> _EXERCISE_
Wherever the word "this" appears in a line, copy that line.

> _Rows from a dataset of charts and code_
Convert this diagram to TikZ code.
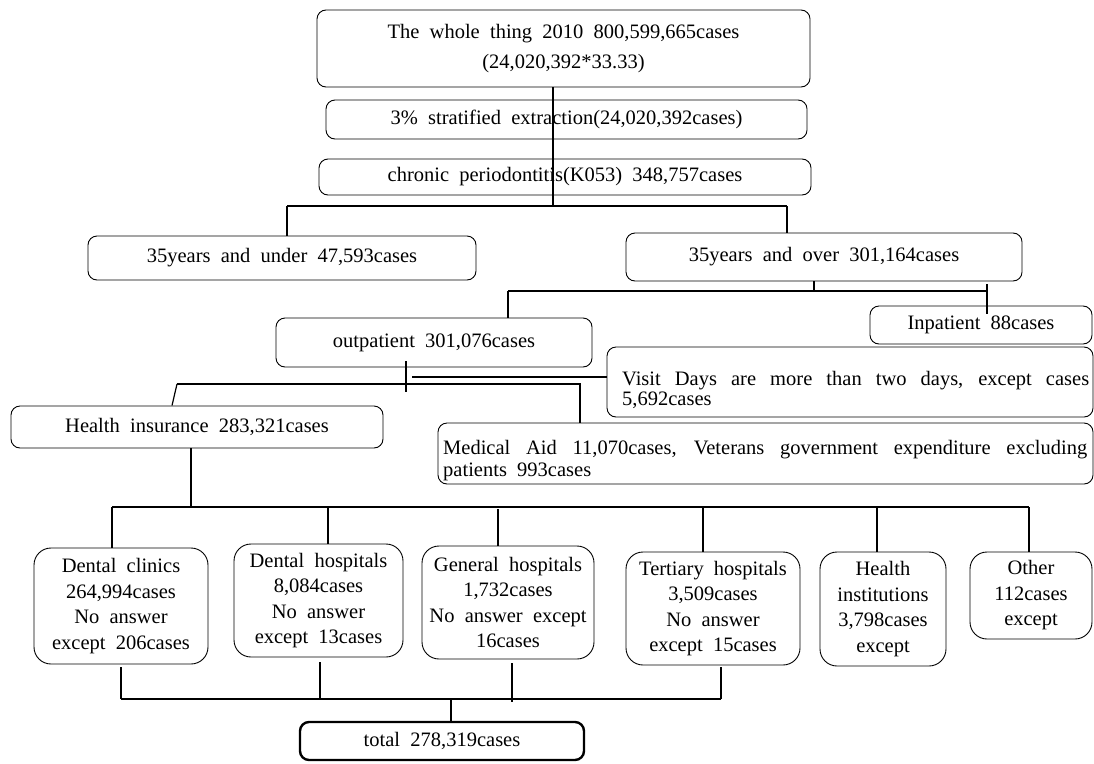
\documentclass[tikz,border=0pt]{standalone}
\usepackage{fontspec}
\setmainfont{Liberation Serif}[WordSpace=2]
\begin{document}
\begin{tikzpicture}[x=1pt,y=-1pt,
  box/.style={draw, rounded corners=9pt, line width=0.9pt, inner sep=0pt, align=center, font=\fontsize{20.5}{25}\selectfont},
  tall/.style={box, rounded corners=17pt, font=\fontsize{20.5}{25.5}\selectfont},
  txt/.style={inner sep=0pt, anchor=north west, align=left},
  link/.style={line width=1.2pt},
  bar/.style={line width=1.8pt}]
\useasboundingbox (0,0) rectangle (1094,763);

% boxes
\node[box, minimum width=493, minimum height=77, font=\fontsize{20.5}{30}\selectfont] (whole) at (563.5,48.5) {The whole thing 2010 800,599,665cases\\(24,020,392*33.33)};
\node[box, minimum width=481, minimum height=39] (strat) at (566.5,119.5) {3\% stratified extraction(24,020,392cases)};
\node[box, minimum width=492, minimum height=36] (chronic) at (565,177) {chronic periodontitis(K053) 348,757cases};
\node[box, minimum width=388, minimum height=44] (under) at (282,258) {35years and under 47,593cases};
\node[box, minimum width=396, minimum height=48] (over) at (824,257) {35years and over 301,164cases};
\node[box, minimum width=222, minimum height=38] (inpat) at (981,325) {Inpatient 88cases};
\node[box, minimum width=316, minimum height=49] (outpat) at (434,342.5) {outpatient 301,076cases};
\node[box, minimum width=486, minimum height=70] (visit) at (850,382) {};
\node[txt, font=\fontsize{20.5}{20}\selectfont] (visitT) at (622,371) {\makebox[467pt][s]{Visit Days are more than two days, except cases}\\5,692cases};
\node[box, minimum width=372, minimum height=42] (health) at (197,427) {Health insurance 283,321cases};
\node[box, minimum width=655, minimum height=61] (medical) at (765.5,453.5) {};
\node[txt, font=\fontsize{20.5}{22}\selectfont] (medT) at (443,440) {\makebox[644pt][s]{Medical Aid 11,070cases, Veterans government expenditure excluding}\\patients 993cases};

\node[tall, minimum width=174, minimum height=116] (clinics) at (121,606) {Dental clinics\\264,994cases\\No answer\\except 206cases};
\node[tall, minimum width=169, minimum height=113] (dhosp) at (318.5,600.5) {Dental hospitals\\8,084cases\\No answer\\except 13cases};
\node[tall, minimum width=172, minimum height=113] (ghosp) at (508,602.5) {General hospitals\\1,732cases\\No answer except\\16cases};
\node[tall, minimum width=174, minimum height=113] (tert) at (713,608.5) {Tertiary hospitals\\3,509cases\\No answer\\except 15cases};
\node[tall, minimum width=126, minimum height=114] (inst) at (883,609) {Health\\institutions\\3,798cases\\except};
\node[tall, minimum width=122, minimum height=87] (other) at (1031,595.5) {Other\\112cases\\except};
\node[box, line width=2.4pt, minimum width=284, minimum height=38] (total) at (442,741) {total 278,319cases};

% junction coordinates
\coordinate (j1) at (553,207);
\coordinate (b1L) at (287,206); \coordinate (b1R) at (787,206);
\coordinate (j2) at (814,291);
\coordinate (b2L) at (508,291); \coordinate (b2R) at (987,291); \coordinate (b2Rt) at (987,284);
\coordinate (j3) at (406,392);
\coordinate (j4) at (412,377);
\coordinate (b3L) at (177,384); \coordinate (b3R) at (580,384); \coordinate (h1) at (172,406);
\coordinate (j5) at (191,508);
\coordinate (b4L) at (112,507); \coordinate (b4R) at (1029,507);
\coordinate (d2) at (328,507); \coordinate (d3) at (498,509);
\coordinate (d4) at (703,507); \coordinate (d5) at (877,507); \coordinate (d6) at (1029,507);
\coordinate (k1) at (121,699); \coordinate (k2) at (320,699);
\coordinate (k3) at (512,702); \coordinate (k4) at (721,699); \coordinate (kT) at (451,699);

% connectors
\draw[link] (whole.south -| j1) -- (j1);
\draw[bar] (b1L) -- (b1R);
\draw[link] (b1L) -- (under.north -| b1L);
\draw[link] (b1R) -- (over.north -| b1R);
\draw[link] (over.south -| j2) -- (j2);
\draw[bar] (b2L) -- (b2R);
\draw[link] (b2L) -- (outpat.north -| b2L);
\draw[link] (b2Rt) -- (inpat.north -| b2Rt) -- ++(0,8);
\draw[link] (outpat.south -| j3) ++(0,-6) -- (j3);
\draw[link] (j4) -- (visit.west |- j4);
\draw[link] (b3L) -- (b3R) -- (medical.north -| b3R);
\draw[link] (b3L) -- (health.north -| h1);
\draw[link] (health.south -| j5) -- (j5);
\draw[link] (b4L) -- (b4R);
\draw[link] (b4L) -- (clinics.north -| b4L);
\draw[link] (d2) -- (dhosp.north -| d2);
\draw[link] (d3) -- (ghosp.north -| d3);
\draw[link] (d4) -- (tert.north -| d4);
\draw[link] (d5) -- (inst.north -| d5);
\draw[link] (d6) -- (other.north -| d6);
\draw[link] (clinics.south -| k1) ++(0,3) -- (k1);
\draw[link] (dhosp.south -| k2) ++(0,5) -- (k2);
\draw[link] (ghosp.south -| k3) ++(0,4) -- (k3);
\draw[link] (tert.south -| k4) ++(0,2) -- (k4);
\draw[link] (k1) -- (k4);
\draw[link] (kT) -- (total.north -| kT);
\end{tikzpicture}
\end{document}
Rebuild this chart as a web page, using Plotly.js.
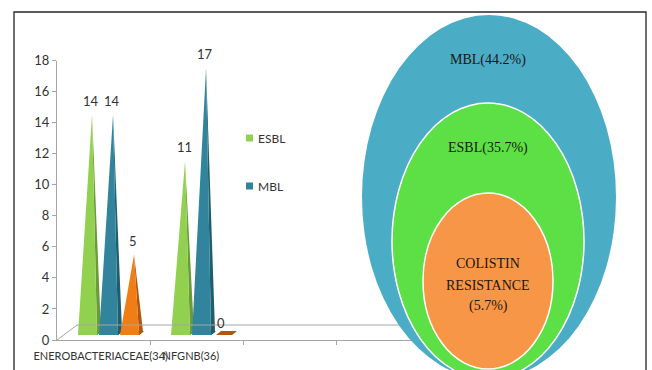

> _THE RESPONSE_
Convert this diagram to TikZ code.
Rebuild this chart as a web page, using Plotly.js.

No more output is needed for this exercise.